The organisation required a structured assessment of its credit intelligence architecture. The objective was not to build new technology systems, but to evaluate how growth, risk governance, and predictive analytics could work together within a disciplined lending framework.
Assessing Credit Economics and Portfolio Risk
The engagement began with a review of the platform’s lending economics and risk structure. Unit economics were analyzed to understand how acquisition costs, borrower lifetime value, and portfolio contribution varied across segments.
Underwriting thresholds and cohort performance were also examined to assess credit decision consistency and default patterns. The analysis showed that portfolio growth had begun to outpace the development of a structured risk framework.
Strengthening Forecasting and Capital Discipline
The second stage of the review focused on how the organization forecast portfolio performance and allocated capital. Loss provisioning models were evaluated to assess whether expected losses reflected actual cohort volatility, while stress scenarios simulated the impact of macroeconomic shifts and borrower concentration risk.
Liquidity sensitivity analysis examined how portfolio performance could affect capital requirements under different lending conditions. The findings showed that executive reporting often emphasized lending volume over risk-adjusted return stability—growth visibility existed, but capital discipline required stronger intelligence frameworks.
Designing the credit intelligence framework
As digital lenders increasingly adopt predictive analytics and machine learning, the engagement also evaluated how AI could strengthen credit governance. Opportunities included predictive default models for earlier risk detection, enhanced risk scoring using behavioral data, and fraud detection models to identify abnormal borrower patterns earlier in the lending cycle.
The review also highlighted the potential for dynamic credit limits aligned with real-time risk indicators and smarter collection prioritization to improve recovery outcomes. However, these capabilities required structured governance and capital alignment before implementation.
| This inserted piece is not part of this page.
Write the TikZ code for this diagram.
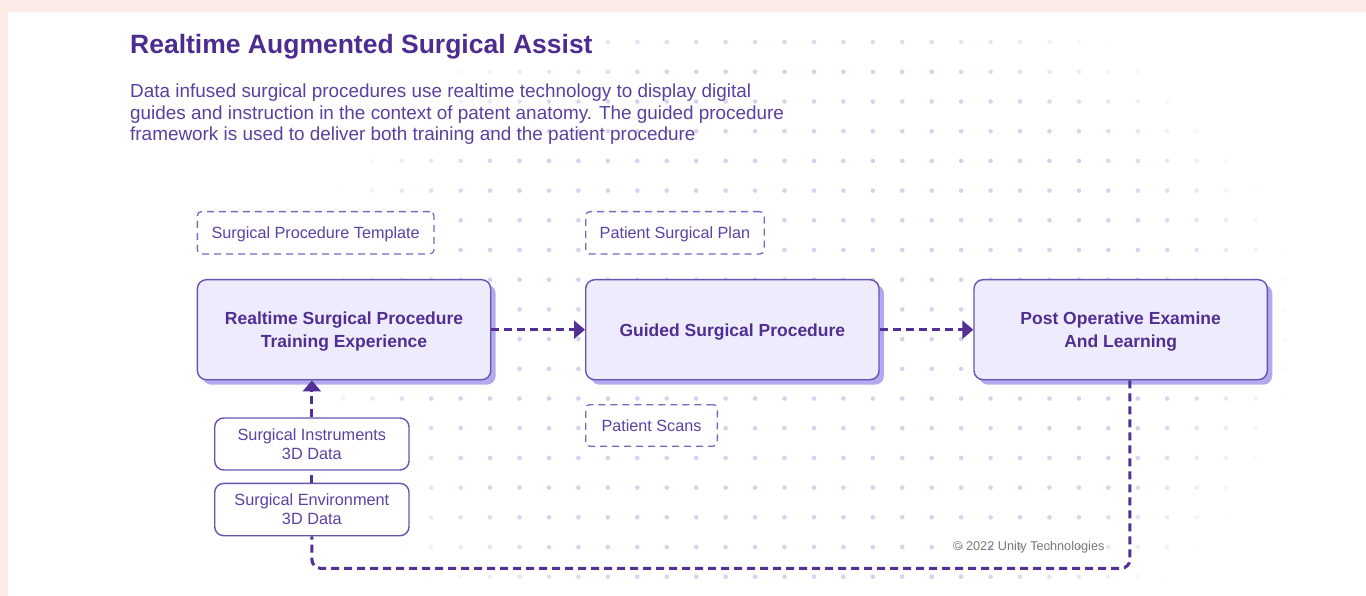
\documentclass[tikz,border=0pt]{standalone}
\usepackage{fontspec}
\setmainfont{Liberation Sans}
\usetikzlibrary{arrows.meta,shadows,calc}
\definecolor{pinkbg}{RGB}{251,236,231}
\definecolor{boxfill}{RGB}{238,236,252}
\definecolor{boxborder}{RGB}{104,84,176}
\definecolor{shadowc}{RGB}{178,170,238}
\definecolor{titlec}{RGB}{78,43,143}
\definecolor{desctext}{RGB}{92,64,160}
\definecolor{boxtext}{RGB}{80,46,146}
\definecolor{labeltext}{RGB}{92,66,162}
\definecolor{arrowc}{RGB}{82,48,150}
\definecolor{dashc}{RGB}{122,104,190}
\definecolor{dotc}{RGB}{214,210,236}
\definecolor{copyc}{RGB}{120,120,120}
\begin{document}
\begin{tikzpicture}[x=1pt,y=-1pt,
  mainbox/.style={draw=boxborder, line width=1.4pt, fill=boxfill, rounded corners=9pt,
    drop shadow={shadow xshift=5pt,shadow yshift=-5pt,fill=shadowc,opacity=1},
    minimum width=293.3pt, minimum height=100pt, inner sep=0pt, align=center,
    text depth=0pt,
    text=boxtext, font=\bfseries\fontsize{17.5}{23}\selectfont, anchor=north west},
  dashbox/.style={draw=dashc, line width=1.3pt, dash pattern=on 7pt off 5pt, fill=white,
    rounded corners=4pt, minimum height=42.3pt, inner sep=0pt, text=labeltext,
    font=\fontsize{16.2}{19}\selectfont, anchor=north west},
  databox/.style={draw=boxborder, line width=1.4pt, fill=white, rounded corners=9pt,
    minimum width=194.3pt, minimum height=52pt, inner sep=0pt, align=center,
    text=labeltext, font=\fontsize{16.3}{19}\selectfont, anchor=north west},
  desc/.style={anchor=base west, inner sep=0pt, text=desctext, font=\fontsize{18.9}{21.7}\selectfont},
  conn/.style={draw=arrowc, line width=3pt, dash pattern=on 8pt off 5pt},
  arrowtip/.style={-{Triangle[length=11pt,width=18pt]}}
]
\useasboundingbox (0,0) rectangle (1366,596);
\fill[pinkbg] (0,0) rectangle (1366,596);
\fill[white] (8,12) rectangle (1366,596);
% dot field
\foreach \k in {-21,...,13}{
  \foreach \j in {0,...,18}{
    \pgfmathsetmacro{\dotx}{931.7+29.44*\k}
    \pgfmathsetmacro{\doty}{576.7-29.7*\j}
    \pgfmathsetmacro{\dotop}{min(1,max(0,2.2*(1-((\dotx-800)/500)^2-((\doty-330)/370)^2)))}
    \fill[dotc, opacity=\dotop] (\dotx,\doty) circle[radius=2.3pt];
  }
}
% title and description
\node[anchor=base west, inner sep=0pt, text=titlec, font=\bfseries\fontsize{26.5}{30}\selectfont] (title) at (130,53.2) {Realtime Augmented Surgical Assist};
\node[desc] (desc1) at (130,97.4) {Data infused surgical procedures use realtime technology to display digital};
\node[desc] (desc2) at (130,119.1) {guides and instruction in the context of patent anatomy. The guided procedure};
\node[desc] (desc3) at (130,140.8) {framework is used to deliver both training and the patient procedure};
% dashed labels
\node[dashbox, minimum width=236.6pt, text depth=0pt] (tmpl) at (196.7,211) {Surgical Procedure Template};
\node[dashbox, minimum width=178.5pt, text depth=0pt] (plan) at (585,211) {Patient Surgical Plan};
\node[dashbox, minimum width=131.7pt, minimum height=41.5pt] (scans) at (585,404) {Patient Scans};
% main boxes
\node[mainbox] (train) at (196.7,279) {Realtime Surgical Procedure\\Training Experience};
\node[mainbox] (guided) at (585,279) {Guided Surgical Procedure};
\node[mainbox] (post) at (973.3,279) {Post Operative Examine\\And Learning};
% data boxes
\node[databox] (inst) at (214,417.3) {Surgical Instruments\\3D Data};
\node[databox, minimum height=52.3pt] (env) at (214,482.7) {Surgical Environment\\3D Data};
% copyright
\node[anchor=west, inner sep=0pt, text=copyc, font=\fontsize{12.7}{14}\selectfont] (copy) at (953,547) {© 2022 Unity Technologies};
% connectors
\draw[conn, arrowtip] (train.east) -- (guided.west);
\draw[conn, arrowtip] (guided.east) -- (post.west);
\draw[conn, rounded corners=9pt] ([xshift=9.3pt]post.south) |- ([yshift=-32pt]env.south) -- (env.south);
\draw[conn] (env.north) -- (inst.south);
\draw[conn, arrowtip] (inst.north) -- (inst.north |- train.south);
\end{tikzpicture}
\end{document}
Designing the credit intelligence framework
The engagement produced a strategic blueprint for strengthening risk architecture while supporting sustainable growth.
Key components included:
- Credit & Risk Architecture Blueprint
- AI-Driven Risk Prioritization Framework
- Risk-Adjusted Unit Economics Model
- Portfolio Stress Scenario Logic
- Governance & Credit Committee Design
- AI Opportunity Mapping and Impact Analysis
These frameworks provided leadership with a roadmap to stabilise lending growth while strengthening risk oversight.
Advisory During AI Risk Enablement
As the organization advanced predictive risk initiatives with technology partners, our role continued through executive advisory oversight. This included validating predictive default modeling assumptions and aligning risk thresholds with the broader capital strategy.
We also guided governance realignment within the credit committee structure to ensure stronger oversight. While we did not deploy risk models or build operational systems, our role focused on ensuring that AI initiatives supported disciplined, risk-adjusted growth.
From aggressive growth to disciplined scaling
Following structural recalibration, the lending platform began transitioning toward a more balanced portfolio strategy.
- Risk-adjusted portfolio stability improved.
- Credit approval discipline strengthened.
- Forecast reliability increased across lending cohorts.
Capital allocation became clearer as leadership gained deeper visibility into exposure across borrower segments, enabling the organisation to move from an aggressive growth orientation toward a more disciplined, intelligence-led approach to portfolio scaling.
What This Engagement Represents
Growth without a strong risk architecture can create fragility within lending portfolios. Artificial intelligence should enhance underwriting discipline rather than replace it, while sustainable lending depends on clear cohort economics, strong governance, and predictive intelligence. This engagement helped a rapidly scaling fintech platform transition from growth-driven lending to a more disciplined, risk-aligned, and intelligence-led approach to credit expansion.